The high plasma ionization translates into film characteristics that are difficult to achieve with other techniques:

• Superior Adhesion: The high kinetic energy of the ions allows for deeper penetration into the substrate lattice. The result is a much more robust film-substrate interface, with a lower risk of delamination even under intense mechanical stress.
• High Structural Density: The deposited film is highly compact, with very few internal voids and structural defects. This translates into a more effective barrier against corrosion and greater coating hardness.
• High Hardness: The cathodic arc is particularly effective for depositing hard ceramic coatings such as TiN (Titanium Nitride), CrN (Chromium Nitride), and AlTiN, which combine high hardness with good thermal resistance.

Main Applications

For these reasons, cathodic arc deposition finds its primary use in tribological and anti-wear coatings: environments where the coating must withstand intense friction, high loads, and significant operating temperatures.

The most common applications include cutting tools, milling cutters, drill bits, die-casting molds, and precision mechanical components subject to wear.
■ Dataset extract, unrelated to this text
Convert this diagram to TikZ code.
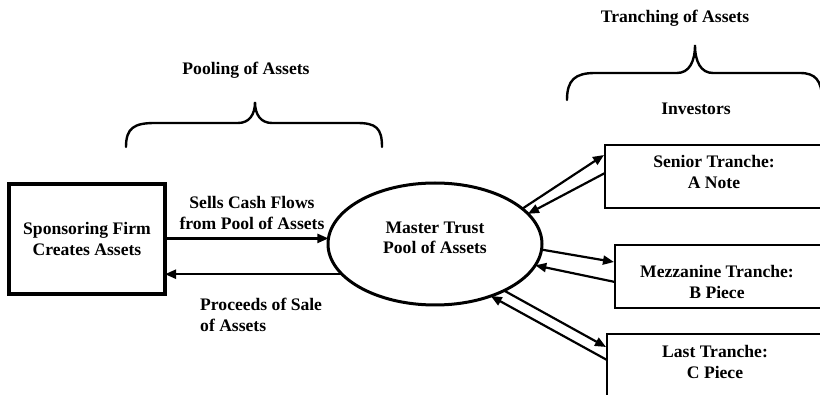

The target sectors are machining, automotive, and aerospace.

In the fashion and luxury sector, where aesthetic finish is of paramount importance, cathodic arc is used with greater caution due to the critical issue described in the next section.

The Main Criticality: Droplets (Micro-drops)

The weak point of the cathodic arc is a direct consequence of its own intensity. During the process, a portion of the cathode material is not completely vaporized; instead, it is ejected in a liquid or semi-molten state and deposits on the substrate in the form of solidified micro-drops, known as droplets.

These droplets appear as small protrusions on the coating surface, visible especially on glossy or mirror finishes. The effect is an increase in surface roughness and the appearance of aesthetic imperfections that can be unacceptable in high-end decorative applications.

Technical solutions to mitigate this phenomenon include:

• Magnetic filters that deflect the plasma, separating the ions from the droplets, which have different masses and trajectories.
• Optimizing chamber geometry to reduce the probability of droplets reaching the substrate.
• Controlling process parameters (arc current, pressure, temperature) to minimize the formation of liquid particles.

Despite these precautions, the risk of droplets is never entirely eliminated, which makes the cathodic arc less suitable than other PVD techniques, such as magnetron sputtering, in cases where superficial aesthetic quality is the primary requirement.

In summary

Cathodic arc is the right choice when the mechanical performance of the coating is a priority. When the surface finish matters above all else, other PVD variants offer a better compromise between adhesion and aesthetics.